▸ EXERCISE TASK:
All the data should be repeated exactly. Any image in it is left out.

——————

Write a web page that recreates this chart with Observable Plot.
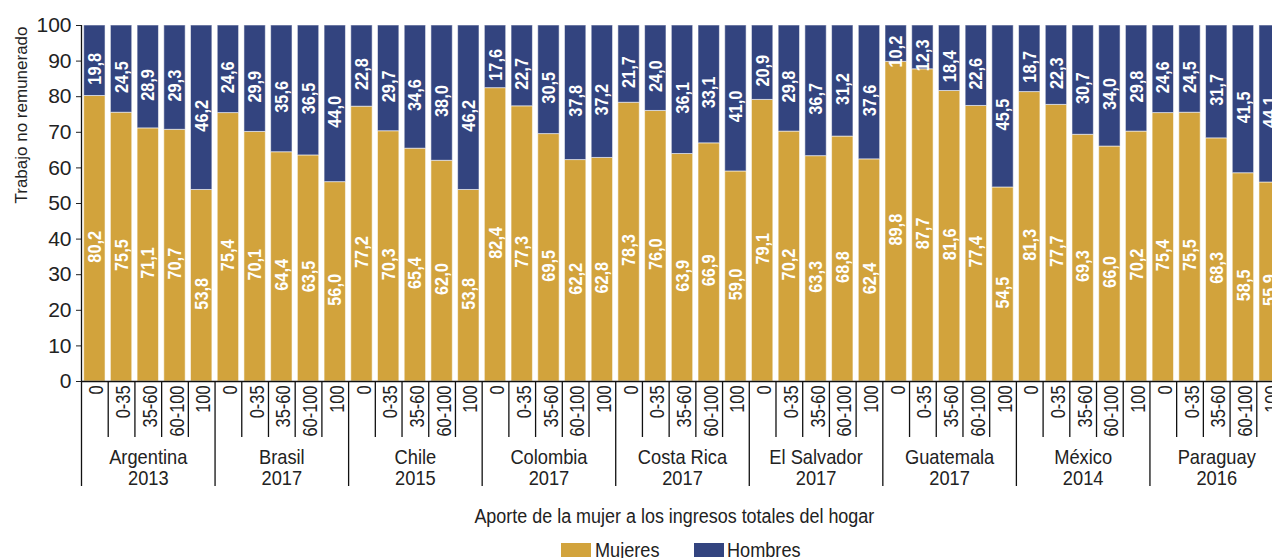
<!DOCTYPE html>
<html>
<head>
<meta charset="utf-8">
<script src="https://cdn.jsdelivr.net/npm/d3@7"></script>
<script src="https://cdn.jsdelivr.net/npm/@observablehq/plot@0.6"></script>
<style>
  html, body { margin: 0; padding: 0; background: #fff; overflow: hidden; width: 1272px; height: 558px; }
  #wrap { position: relative; width: 1272px; height: 558px; overflow: hidden; }
  #chart { position: absolute; left: 0; top: 0; width: 1300px; }
  .txt { font-family: "Liberation Sans", Arial, sans-serif; color: #222; line-height: 1; white-space: nowrap; }
  #xtitle { position: absolute; left: 0; width: 1348px; top: 506.5px; text-align: center; font-size: 19.5px; }
  #xtitle span { display: inline-block; transform: scaleX(0.92); transform-origin: 50% 50%; }
  .sw { position: absolute; width: 30px; height: 14px; top: 543px; }
  .lt { position: absolute; top: 540.5px; font-size: 19.5px; transform: scaleX(0.93); transform-origin: 0 50%; }
</style>
</head>
<body>
<div id="wrap">
  <div id="chart"></div>
  <div id="xtitle" class="txt"><span>Aporte de la mujer a los ingresos totales del hogar</span></div>
</div>
<script>
// ---- Data ----
const countries = ["Argentina", "Brasil", "Chile", "Colombia", "Costa Rica", "El Salvador", "Guatemala", "México", "Paraguay"];
const years = ["2013", "2017", "2015", "2017", "2017", "2017", "2017", "2014", "2016"];
const bins = ["0", "0-35", "35-60", "60-100", "100"];
const seriesNames = ["Mujeres", "Hombres"];
const seriesColors = ["#D2A33C", "#33447F"];

const mujeres = [
  [80.2, 75.5, 71.1, 70.7, 53.8],
  [75.4, 70.1, 64.4, 63.5, 56.0],
  [77.2, 70.3, 65.4, 62.0, 53.8],
  [82.4, 77.3, 69.5, 62.2, 62.8],
  [78.3, 76.0, 63.9, 66.9, 59.0],
  [79.1, 70.2, 63.3, 68.8, 62.4],
  [89.8, 87.7, 81.6, 77.4, 54.5],
  [81.3, 77.7, 69.3, 66.0, 70.2],
  [75.4, 75.5, 68.3, 58.5, 55.9]
];
const hombres = [
  [19.8, 24.5, 28.9, 29.3, 46.2],
  [24.6, 29.9, 35.6, 36.5, 44.0],
  [22.8, 29.7, 34.6, 38.0, 46.2],
  [17.6, 22.7, 30.5, 37.8, 37.2],
  [21.7, 24.0, 36.1, 33.1, 41.0],
  [20.9, 29.8, 36.7, 31.2, 37.6],
  [10.2, 12.3, 18.4, 22.6, 45.5],
  [18.7, 22.3, 30.7, 34.0, 29.8],
  [24.6, 24.5, 31.7, 41.5, 44.1]
];
const yTicks = [0, 10, 20, 30, 40, 50, 60, 70, 80, 90, 100];
const yLabel = "Trabajo no remunerado";

// ---- Build tables ----
const keyOf = (c, b) => c + "|" + b;
const keys = [];
const rows = [];
const binRows = [];
countries.forEach((c, ci) => {
  bins.forEach((b, bi) => {
    const k = keyOf(c, b);
    keys.push(k);
    binRows.push({key: k, bin: b, first: bi === 0, idx: ci * bins.length + bi});
    const m = mujeres[ci][bi], h = hombres[ci][bi];
    rows.push({key: k, sex: "Mujeres", value: m, y1: 0, y2: m});
    rows.push({key: k, sex: "Hombres", value: h, y1: m, y2: m + h});
  });
});
const countryRows = countries.map((c, i) => ({key: keyOf(c, bins[2]), label: c + "\n" + years[i]}));

// ---- Layout ----
const W = 1283, H = 500, ML = 81, MT = 25, MB = 119, MR = 0;
const pIn = 0.2, pOut = 0.1;
const step = (W - ML - MR) / (keys.length - pIn + 2 * pOut);
const pxPerUnit = (H - MT - MB) / 100;
const shortSep = -56 / pxPerUnit;   // separator depth below axis (in y units)
const longSep = -105 / pxPerUnit;
const font = "'Liberation Sans', Arial, sans-serif";
const fmt = v => v.toFixed(1).replace(".", ",");

const chart = Plot.plot({
  width: W, height: H,
  marginLeft: ML, marginTop: MT, marginBottom: MB, marginRight: MR,
  style: {fontFamily: font, fontSize: "21px", color: "#222", background: "white", overflow: "visible", maxWidth: "none"},
  x: {type: "band", domain: keys, paddingInner: pIn, paddingOuter: pOut, round: false, axis: null},
  y: {domain: [0, 100], ticks: yTicks.length - 1, tickSize: 5, tickPadding: 5, label: null, tickFormat: d => String(d)},
  color: {domain: seriesNames, range: seriesColors},
  marks: [
    Plot.barY(rows, {x: "key", y1: "y1", y2: "y2", fill: "sex", stroke: "#ffffff", strokeOpacity: 0.55, strokeWidth: 1}),
    Plot.text(rows, {x: "key", y: d => (d.y1 + d.y2) / 2, text: d => fmt(d.value), rotate: -90, fill: "white",
      fontWeight: "bold", fontSize: 19, dy: 8, fontFamily: font, ariaDescription: "vlabels"}),
    // bottom axis line
    Plot.ruleY([0], {stroke: "#111", strokeWidth: 1.5}),
    // left axis line, extended into the category area
    Plot.ruleX([keys[0]], {x: d => d, y1: 100, y2: longSep, dx: -step / 2, stroke: "#111", strokeWidth: 1.3}),
    // separators between bins
    Plot.ruleX(binRows.filter(d => !d.first), {x: "key", y1: 0, y2: shortSep, dx: -step / 2, stroke: "#111", strokeWidth: 1.3}),
    // separators between countries
    Plot.ruleX(binRows.filter(d => d.first && d.idx > 0), {x: "key", y1: 0, y2: longSep, dx: -step / 2, stroke: "#111", strokeWidth: 1.3}),
    Plot.ruleX([keys[keys.length - 1]], {x: d => d, y1: 0, y2: longSep, dx: step / 2, stroke: "#111", strokeWidth: 1.3}),
    // bin labels
    Plot.text(binRows, {x: "key", y: 0, text: "bin", rotate: -90, textAnchor: "end", dy: 4, dx: 2,
      fontSize: 20.5, fill: "#222", fontFamily: font, ariaDescription: "binlabels"}),
    // country labels
    Plot.text(countryRows, {x: "key", y: 0, text: "label", dy: 86, fontSize: 21, lineHeight: 1,
      fill: "#222", fontFamily: font, ariaDescription: "countrylabels"}),
    // y label
    Plot.text([yLabel], {frameAnchor: "left", dx: -60, rotate: -90, text: d => d, fontSize: 17,
      fill: "#222", fontFamily: font, ariaDescription: "ylabel"})
  ]
});
document.getElementById("chart").appendChild(chart);

// Condense text horizontally (no condensed font is installed)
function squeeze(selector, sx) {
  chart.querySelectorAll(selector).forEach(t => {
    const tr = t.getAttribute("transform");
    if (tr) t.setAttribute("transform", tr + ` scale(${sx},1)`);
    else {
      const x = +t.getAttribute("x") || 0, y = +t.getAttribute("y") || 0;
      t.removeAttribute("x"); t.removeAttribute("y");
      t.setAttribute("transform", `translate(${x},${y}) scale(${sx},1)`);
    }
  });
}
squeeze('g[aria-description="vlabels"] text', 0.86);
squeeze('g[aria-description="binlabels"] text', 0.8);
squeeze('g[aria-description="countrylabels"] text', 0.87);

// ---- Legend ----
const wrap = document.getElementById("wrap");
const legendPos = [{sw: 561, tx: 595}, {sw: 694, tx: 727}];
seriesNames.forEach((name, i) => {
  const sw = document.createElement("div");
  sw.className = "sw";
  sw.style.left = legendPos[i].sw + "px";
  sw.style.background = seriesColors[i];
  const t = document.createElement("div");
  t.className = "txt lt";
  t.style.left = legendPos[i].tx + "px";
  t.textContent = name;
  wrap.appendChild(sw);
  wrap.appendChild(t);
});
</script>
</body>
</html>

——————

▸ EXPECTED ANSWER:
Write a web page that recreates this chart with Observable Plot.
<!DOCTYPE html>
<html>
<head>
<meta charset="utf-8">
<script src="https://cdn.jsdelivr.net/npm/d3@7"></script>
<script src="https://cdn.jsdelivr.net/npm/@observablehq/plot@0.6"></script>
<style>
  html, body { margin: 0; padding: 0; background: #fff; overflow: hidden; width: 1272px; height: 558px; }
  #wrap { position: relative; width: 1272px; height: 558px; overflow: hidden; }
  #chart { position: absolute; left: 0; top: 0; width: 1300px; }
  .txt { font-family: "Liberation Sans", Arial, sans-serif; color: #222; line-height: 1; white-space: nowrap; }
  #xtitle { position: absolute; left: 0; width: 1348px; top: 506.5px; text-align: center; font-size: 19.5px; }
  #xtitle span { display: inline-block; transform: scaleX(0.92); transform-origin: 50% 50%; }
  .sw { position: absolute; width: 30px; height: 14px; top: 543px; }
  .lt { position: absolute; top: 540.5px; font-size: 19.5px; transform: scaleX(0.93); transform-origin: 0 50%; }
</style>
</head>
<body>
<div id="wrap">
  <div id="chart"></div>
  <div id="xtitle" class="txt"><span>Aporte de la mujer a los ingresos totales del hogar</span></div>
</div>
<script>
// ---- Data ----
const countries = ["Argentina", "Brasil", "Chile", "Colombia", "Costa Rica", "El Salvador", "Guatemala", "México", "Paraguay"];
const years = ["2013", "2017", "2015", "2017", "2017", "2017", "2017", "2014", "2016"];
const bins = ["0", "0-35", "35-60", "60-100", "100"];
const seriesNames = ["Mujeres", "Hombres"];
const seriesColors = ["#D2A33C", "#33447F"];

const mujeres = [
  [80.2, 75.5, 71.1, 70.7, 53.8],
  [75.4, 70.1, 64.4, 63.5, 56.0],
  [77.2, 70.3, 65.4, 62.0, 53.8],
  [82.4, 77.3, 69.5, 62.2, 62.8],
  [78.3, 76.0, 63.9, 66.9, 59.0],
  [79.1, 70.2, 63.3, 68.8, 62.4],
  [89.8, 87.7, 81.6, 77.4, 54.5],
  [81.3, 77.7, 69.3, 66.0, 70.2],
  [75.4, 75.5, 68.3, 58.5, 55.9]
];
const hombres = [
  [19.8, 24.5, 28.9, 29.3, 46.2],
  [24.6, 29.9, 35.6, 36.5, 44.0],
  [22.8, 29.7, 34.6, 38.0, 46.2],
  [17.6, 22.7, 30.5, 37.8, 37.2],
  [21.7, 24.0, 36.1, 33.1, 41.0],
  [20.9, 29.8, 36.7, 31.2, 37.6],
  [10.2, 12.3, 18.4, 22.6, 45.5],
  [18.7, 22.3, 30.7, 34.0, 29.8],
  [24.6, 24.5, 31.7, 41.5, 44.1]
];
const yTicks = [0, 10, 20, 30, 40, 50, 60, 70, 80, 90, 100];
const yLabel = "Trabajo no remunerado";

// ---- Build tables ----
const keyOf = (c, b) => c + "|" + b;
const keys = [];
const rows = [];
const binRows = [];
countries.forEach((c, ci) => {
  bins.forEach((b, bi) => {
    const k = keyOf(c, b);
    keys.push(k);
    binRows.push({key: k, bin: b, first: bi === 0, idx: ci * bins.length + bi});
    const m = mujeres[ci][bi], h = hombres[ci][bi];
    rows.push({key: k, sex: "Mujeres", value: m, y1: 0, y2: m});
    rows.push({key: k, sex: "Hombres", value: h, y1: m, y2: m + h});
  });
});
const countryRows = countries.map((c, i) => ({key: keyOf(c, bins[2]), label: c + "\n" + years[i]}));

// ---- Layout ----
const W = 1283, H = 500, ML = 81, MT = 25, MB = 119, MR = 0;
const pIn = 0.2, pOut = 0.1;
const step = (W - ML - MR) / (keys.length - pIn + 2 * pOut);
const pxPerUnit = (H - MT - MB) / 100;
const shortSep = -56 / pxPerUnit;   // separator depth below axis (in y units)
const longSep = -105 / pxPerUnit;
const font = "'Liberation Sans', Arial, sans-serif";
const fmt = v => v.toFixed(1).replace(".", ",");

const chart = Plot.plot({
  width: W, height: H,
  marginLeft: ML, marginTop: MT, marginBottom: MB, marginRight: MR,
  style: {fontFamily: font, fontSize: "21px", color: "#222", background: "white", overflow: "visible", maxWidth: "none"},
  x: {type: "band", domain: keys, paddingInner: pIn, paddingOuter: pOut, round: false, axis: null},
  y: {domain: [0, 100], ticks: yTicks.length - 1, tickSize: 5, tickPadding: 5, label: null, tickFormat: d => String(d)},
  color: {domain: seriesNames, range: seriesColors},
  marks: [
    Plot.barY(rows, {x: "key", y1: "y1", y2: "y2", fill: "sex", stroke: "#ffffff", strokeOpacity: 0.55, strokeWidth: 1}),
    Plot.text(rows, {x: "key", y: d => (d.y1 + d.y2) / 2, text: d => fmt(d.value), rotate: -90, fill: "white",
      fontWeight: "bold", fontSize: 19, dy: 8, fontFamily: font, ariaDescription: "vlabels"}),
    // bottom axis line
    Plot.ruleY([0], {stroke: "#111", strokeWidth: 1.5}),
    // left axis line, extended into the category area
    Plot.ruleX([keys[0]], {x: d => d, y1: 100, y2: longSep, dx: -step / 2, stroke: "#111", strokeWidth: 1.3}),
    // separators between bins
    Plot.ruleX(binRows.filter(d => !d.first), {x: "key", y1: 0, y2: shortSep, dx: -step / 2, stroke: "#111", strokeWidth: 1.3}),
    // separators between countries
    Plot.ruleX(binRows.filter(d => d.first && d.idx > 0), {x: "key", y1: 0, y2: longSep, dx: -step / 2, stroke: "#111", strokeWidth: 1.3}),
    Plot.ruleX([keys[keys.length - 1]], {x: d => d, y1: 0, y2: longSep, dx: step / 2, stroke: "#111", strokeWidth: 1.3}),
    // bin labels
    Plot.text(binRows, {x: "key", y: 0, text: "bin", rotate: -90, textAnchor: "end", dy: 4, dx: 2,
      fontSize: 20.5, fill: "#222", fontFamily: font, ariaDescription: "binlabels"}),
    // country labels
    Plot.text(countryRows, {x: "key", y: 0, text: "label", dy: 86, fontSize: 21, lineHeight: 1,
      fill: "#222", fontFamily: font, ariaDescription: "countrylabels"}),
    // y label
    Plot.text([yLabel], {frameAnchor: "left", dx: -60, rotate: -90, text: d => d, fontSize: 17,
      fill: "#222", fontFamily: font, ariaDescription: "ylabel"})
  ]
});
document.getElementById("chart").appendChild(chart);

// Condense text horizontally (no condensed font is installed)
function squeeze(selector, sx) {
  chart.querySelectorAll(selector).forEach(t => {
    const tr = t.getAttribute("transform");
    if (tr) t.setAttribute("transform", tr + ` scale(${sx},1)`);
    else {
      const x = +t.getAttribute("x") || 0, y = +t.getAttribute("y") || 0;
      t.removeAttribute("x"); t.removeAttribute("y");
      t.setAttribute("transform", `translate(${x},${y}) scale(${sx},1)`);
    }
  });
}
squeeze('g[aria-description="vlabels"] text', 0.86);
squeeze('g[aria-description="binlabels"] text', 0.8);
squeeze('g[aria-description="countrylabels"] text', 0.87);

// ---- Legend ----
const wrap = document.getElementById("wrap");
const legendPos = [{sw: 561, tx: 595}, {sw: 694, tx: 727}];
seriesNames.forEach((name, i) => {
  const sw = document.createElement("div");
  sw.className = "sw";
  sw.style.left = legendPos[i].sw + "px";
  sw.style.background = seriesColors[i];
  const t = document.createElement("div");
  t.className = "txt lt";
  t.style.left = legendPos[i].tx + "px";
  t.textContent = name;
  wrap.appendChild(sw);
  wrap.appendChild(t);
});
</script>
</body>
</html>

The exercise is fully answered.